Day 1: Departure & First Game Drive
Departure from Nairobi or Arusha
Most budget migration safaris depart early morning from Nairobi (for the Masai Mara) or Arusha (for the Serengeti). The drive to the Masai Mara from Nairobi takes 5–6 hours via Narok, crossing the Great Rift Valley escarpment with stunning views. Budget 3-day safaris ($250–400 per person all-inclusive) use 4x4 vehicles, camping or basic lodge accommodation, and experienced local guides. The road becomes increasingly rural — the last stretch is unpaved and bumpy, but every pothole brings you closer to one of the greatest wildlife spectacles on earth.
First Game Drive — Migration Herds
Enter the Masai Mara National Reserve (or Serengeti National Park) in the early afternoon for your first game drive. The initial sighting of the migration is overwhelming — enormous columns of wildebeest stretching to the horizon, zebra herds grazing alongside, and Thomson's gazelles darting between the larger animals. Your guide knows the current herd locations and heads directly for the densest concentrations. Even on the first afternoon, expect to see lions, elephants, giraffes, and buffalo alongside the migrating herds.
Bush Camp Under the Stars
Budget safari camps are set up on the edge of the reserve or in the conservancies. Tented camps with basic beds, shared bucket showers, and communal dining under canvas are the standard. Dinner is cooked over an open fire — usually stew, rice, vegetables, and fruit. The experience of eating dinner while listening to hyenas call in the distance and lions roar across the plain is unforgettable. The night sky above the Mara is one of the darkest and starriest on the continent.
Day 2: Full Day — River Crossings & Big Five
Dawn Drive to the Mara River
Wake before dawn for the most anticipated moment of any migration safari — the river crossing. Your guide drives to known crossing points on the Mara River where wildebeest have been gathering on the banks. The animals mill and pace, sometimes for hours, before a single brave individual plunges in and the herd follows. The crossing is chaos — wildebeest leap from 3-metre banks into the churning river, crocodiles surge upward, and the noise of splashing, grunting, and thundering hooves fills the air. Not every animal makes it across.
Big Five & Plains Game
The afternoon drive focuses on the broader ecosystem that the migration supports. The Big Five — lion, leopard, elephant, buffalo, and rhino — are all present in the Mara-Serengeti system. Your guide searches for leopards in sausage trees, elephants crossing the Mara River, and rhinos grazing in the open grassland. Hippo pools, vulture feeding sites, and cheetah hunting grounds round out a full afternoon of diverse wildlife encounters. The density of animals here during migration season is unmatched anywhere on earth.

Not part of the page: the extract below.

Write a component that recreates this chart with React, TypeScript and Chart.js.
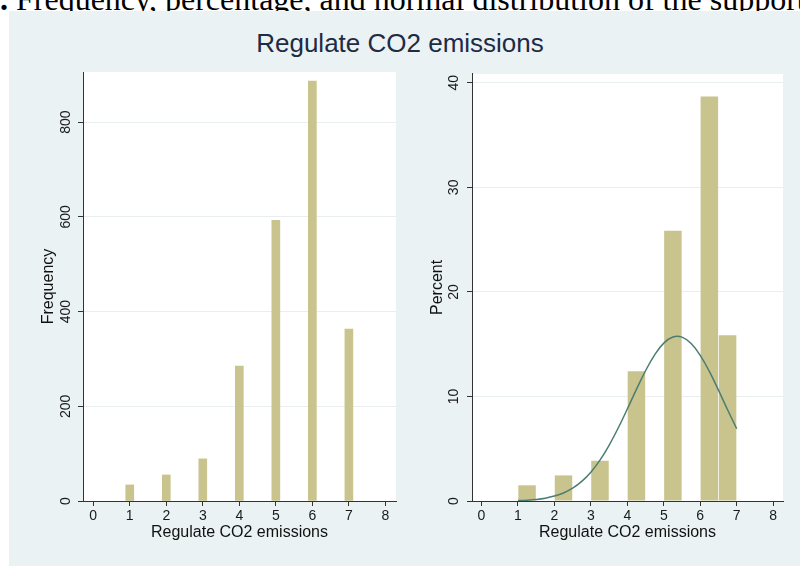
import React, { useEffect, useRef } from 'react';
import { Chart, registerables } from 'chart.js';

Chart.register(...registerables);
Chart.defaults.font.family = "'Liberation Sans', Arial, Helvetica, sans-serif";

// ---- data ----
const responseValues = [1, 2, 3, 4, 5, 6, 7];
const frequencies = [34, 55, 89, 285, 593, 887, 363];

const binStarts = [1, 2, 3, 4, 5, 6, 6.5];
const binWidth = 0.5;
const percents = [1.5, 2.45, 3.85, 12.4, 25.85, 38.7, 15.85];

const curveX = [1, 1.25, 1.5, 1.75, 2, 2.25, 2.5, 2.75, 3, 3.25, 3.5, 3.75, 4, 4.25, 4.5, 4.75, 5, 5.25, 5.5, 5.75, 6, 6.25, 6.5, 6.75, 7];
const curveY = [0.04, 0.08, 0.15, 0.27, 0.47, 0.77, 1.23, 1.88, 2.76, 3.91, 5.33, 6.98, 8.8, 10.68, 12.46, 13.98, 15.1, 15.68, 15.67, 15.06, 13.93, 12.39, 10.6, 8.73, 6.91];

const xTickValues = [0, 1, 2, 3, 4, 5, 6, 7, 8];
const freqTicks = [0, 200, 400, 600, 800];
const percentTicks = [0, 10, 20, 30, 40];

const figureTitle = 'Regulate CO2 emissions';
const xTitle = 'Regulate CO2 emissions';

// ---- styles ----
const BAR = '#c9c48d';
const CURVE = '#4b7d72';
const AXIS = '#333333';
const GRID = '#e9eff0';
const PANEL = '#eaf2f3';

const plotBg = {
  id: 'plotBg',
  beforeDraw(chart: any) {
    const { ctx, chartArea } = chart;
    if (!chartArea) return;
    ctx.save();
    ctx.fillStyle = '#ffffff';
    ctx.fillRect(chartArea.left, chartArea.top, chartArea.right - chartArea.left, chartArea.bottom - chartArea.top);
    ctx.restore();
  },
};

function xScale(min: number, max: number) {
  return {
    type: 'linear',
    min,
    max,
    offset: false,
    afterBuildTicks: (s: any) => {
      s.ticks = xTickValues.map((v) => ({ value: v }));
    },
    afterFit: (s: any) => {
      s.height = 65;
    },
    grid: { display: true, drawOnChartArea: false, drawTicks: true, tickLength: 5, tickColor: AXIS, offset: false },
    border: { display: true, color: AXIS, width: 1 },
    ticks: { padding: 2, color: '#1a1a1a', font: { size: 14 }, maxRotation: 0, minRotation: 0, autoSkip: false },
    title: { display: true, text: xTitle, color: '#111', font: { size: 16 }, padding: { top: 0, bottom: 23.6 } },
  };
}

function yScale(max: number, ticks: number[], width: number, tickPad: number, title: string, titlePad: number) {
  return {
    type: 'linear',
    min: 0,
    max,
    afterBuildTicks: (s: any) => {
      s.ticks = ticks.map((v) => ({ value: v }));
    },
    afterFit: (s: any) => {
      s.width = width;
    },
    grid: {
      color: (c: any) => (c.tick && c.tick.value === 0 ? 'rgba(0,0,0,0)' : GRID),
      drawTicks: true,
      tickLength: 5,
      tickColor: AXIS,
    },
    border: { display: true, color: AXIS, width: 1 },
    ticks: { minRotation: 90, maxRotation: 90, crossAlign: 'center', padding: tickPad, color: '#1a1a1a', font: { size: 14 } },
    title: { display: true, text: title, color: '#111', font: { size: 16 }, padding: { top: titlePad, bottom: 0 } },
  };
}

function useChart(ref: React.RefObject<HTMLCanvasElement | null>, makeConfig: () => any) {
  useEffect(() => {
    if (!ref.current) return;
    const chart = new Chart(ref.current, makeConfig());
    return () => chart.destroy();
  }, []);
}

function FrequencyChart() {
  const ref = useRef<HTMLCanvasElement>(null);
  useChart(ref, () => ({
    type: 'bar',
    data: {
      datasets: [
        {
          label: 'Frequency',
          data: responseValues.map((v, i) => ({ x: v, y: frequencies[i] })),
          backgroundColor: BAR,
          borderWidth: 0,
          barThickness: 8,
        },
      ],
    },
    options: {
      responsive: false,
      animation: false,
      layout: { padding: { left: 0, right: 4, top: 12, bottom: 0 } },
      plugins: { legend: { display: false }, tooltip: { enabled: false } },
      scales: {
        x: xScale(-0.28, 8.29),
        y: yScale(906, freqTicks, 74, 0, 'Frequency', 30),
      },
    },
    plugins: [plotBg],
  }));
  return <canvas ref={ref} width={391} height={506} style={{ display: 'block' }} />;
}

function PercentChart() {
  const ref = useRef<HTMLCanvasElement>(null);
  useChart(ref, () => ({
    type: 'bar',
    data: {
      datasets: [
        {
          type: 'line',
          label: 'Normal density',
          data: curveX.map((x, i) => ({ x, y: curveY[i] })),
          borderColor: CURVE,
          borderWidth: 1.5,
          pointRadius: 0,
          tension: 0.4,
          fill: false,
          order: 0,
        },
        {
          type: 'bar',
          label: 'Percent',
          data: binStarts.map((s, i) => ({ x: s + binWidth / 2, y: percents[i] })),
          backgroundColor: BAR,
          borderWidth: 0,
          barPercentage: 0.96,
          categoryPercentage: 1,
          order: 1,
        },
      ],
    },
    options: {
      responsive: false,
      animation: false,
      layout: { padding: { left: 0, right: 17, top: 13, bottom: 0 } },
      plugins: { legend: { display: false }, tooltip: { enabled: false } },
      scales: {
        x: xScale(-0.26, 8.27),
        y: yScale(40.85, percentTicks, 72, 5.5, 'Percent', 27.5),
      },
    },
    plugins: [plotBg],
  }));
  return <canvas ref={ref} width={400} height={506} style={{ display: 'block' }} />;
}

export default function App() {
  return (
    <div style={{ position: 'absolute', left: 0, top: 0, width: 800, height: 566, overflow: 'hidden', background: '#fff' }}>
      <div
        style={{
          position: 'absolute',
          left: -16,
          top: -17.5,
          whiteSpace: 'nowrap',
          fontFamily: "'Liberation Serif', 'Times New Roman', serif",
          fontSize: 32,
          lineHeight: '32px',
          color: '#000',
        }}
      >
        <b>1.</b> Frequency, percentage, and normal distribution of the support for regulating CO2 emissions
      </div>
      <div style={{ position: 'absolute', left: 9, top: 11, width: 791, height: 555, background: PANEL }} />
      <div
        style={{
          position: 'absolute',
          left: 0,
          top: 30,
          width: 800,
          textAlign: 'center',
          fontFamily: "'Liberation Sans', Arial, Helvetica, sans-serif",
          fontSize: 26,
          lineHeight: '26px',
          color: '#1f2a44',
        }}
      >
        {figureTitle}
      </div>
      <div style={{ position: 'absolute', left: 9, top: 60, width: 391, height: 506 }}>
        <FrequencyChart />
      </div>
      <div style={{ position: 'absolute', left: 400, top: 60, width: 400, height: 506 }}>
        <PercentChart />
      </div>
    </div>
  );
}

Campfire Stories & Night Sounds
Return to camp as the sun sets for a campfire dinner under the African sky. Safari guides are extraordinary storytellers — the evening is spent sharing wildlife stories, explaining animal behaviour, and answering questions about the ecosystem. The sounds of the bush at night are hypnotic: hyenas whooping, lions grunting, hippos splashing in nearby rivers, and the rustle of animals moving through the grass. Sleep in your tent with the canvas flap open to the stars.
Day 3: Final Game Drive & Return
Sunrise Game Drive
The final morning drive is often the most rewarding — guides target the species you have not yet seen. Dawn on the savanna is magical: hot air balloons drift silently over the migrating herds, lions return from night hunts dragging kills, and the grass glistens with dew. The light at sunrise makes everything glow gold. Your guide may find a leopard returning to its tree, a cheetah mother teaching cubs to hunt, or a river crossing in perfect morning light. Savour every moment — this is the Africa that stays with you forever.
Masai Village & Return Journey
Many safari operators include a visit to a Masai village ($20–30 per person) on the return journey. The Masai communities that border the reserve maintain their traditional semi-nomadic pastoralist lifestyle — cattle herding, beaded jewelry, and manyatta (dung-and-stick homes) coexist with mobile phones and solar panels. The warriors demonstrate traditional jumping dances and explain their relationship with the wildlife that surrounds them. Then the long drive back to Nairobi or Arusha through the Rift Valley.
Arrival Back in the City
Arrive back in Nairobi or Arusha in the late evening, dusty and exhausted but profoundly changed. The Great Migration is one of those experiences that words and photographs cannot fully capture — the scale, the drama, the raw power of millions of animals following an ancient instinct across an ancient landscape. Find a restaurant for a hot meal and reflect on what you have witnessed. Many travellers say the migration safari is the single most extraordinary experience of their lives.